Smart Working ed il diritto alla disconnessione

Lo smart working  consiste in una particolare modalità di esecuzione del rapporto di lavoro subordinato, stabilita grazie ad un accordo concluso direttamente tra le parti con forme di organizzazione per fasi, cicli, obiettivi e senza precisi vincoli di orario o di luogo di lavoro, con possibile utilizzo di strumenti tecnologici per lo svolgimento dell’attività lavorativa.

Il lavoro agile rappresenta l’evoluzione concettuale del telelavoro. In questo senso, lavorare in modalità smart, non è il semplice lavoro da remoto bensì la costituzione di un nuovo paradigma basato su un nuovo rapporto fiducia-lavoro tra managers e lavoratori, creando una revisione dell’intero processo organizzativo dove il lavoratore viene sempre più misurato sui risultati conseguiti piuttosto che sui tempi di lavoro. E questa rivoluzione dei classici canoni del potere eterodirettivo impone un importante cambiamento culturale.

Tra gli elementi che caratterizzano lo smart working indubbiamente riscontriamo il diritto alla disconnessione, cioè quel lasso temporale in cui il lavoratore può e deve restare scollegato dagli strumenti utilizzati per rendere la prestazione in modalità agile. La Legge 81/2017, fonte legale del lavoro smart, non affronta il tema sul diritto alla disconnessione, limitandosi a sancire che la suddetta modalità di svolgimento della prestazione debba atteggiarsi in modo da salvaguardare sempre la salute e sicurezza del lavoratore. A questo punto, è chiaro che la regolamentazione del diritto alla disconnessione declinabile nell’accordo individuale diventa fondamentale anche per tutti quegli aspetti direttamente connessi come la determinazione delle fasce orarie di reperibilità, delle modalità di esercizio del potere di controllo del datore di lavoro nonché del rispetto delle disposizioni in materia di privacy.

Detto questo, una possibile formula, potrebbe essere quella della disconnessione unilaterale da parte del lavoratore. In questo caso, l’attività in modalità agile sarà svolta praticamente nel rispetto dello stesso orario normalmente applicato in azienda (pur concedendo una relativa flessibilità oraria).

Una seconda ipotesi, potrebbe essere invece una disconnessione unilaterale praticata dall’azienda. Qui, lo svolgimento dell’attività in modalità smart verrebbe completamente lasciata all’autodeterminazione del lavoratore imponendo una fascia oraria ampia all’interno della quale collocare la prestazione, con una reperibilità minima, e nel rispetto dei limiti generali previsti in materia di orario di lavoro. Ecco che, al di fuori del quadro delineato dall’azienda, la stessa disconnetterà la strumentazione tecnologica non permettendo al lavoratore di lavorare oltre.

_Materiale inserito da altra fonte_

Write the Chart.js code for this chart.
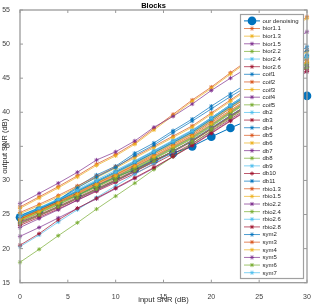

Infine, una terza ipotesi, ibrida rispetto le prime due, consisterebbe nel concordare tra le parti le modalità di attuazione del diritto alla disconnessione riconoscendo una discreta flessibilità di orario nel rendere la prestazione con una fascia di reperibilità minima.

Come si può ben intendere, l’argomento è delicato, ma regolamentare bene il diritto alla disconnessione significa mettere le basi per uno smart working efficiente, efficace e rispettoso delle norme a tutela della salute e sicurezza del lavoratore.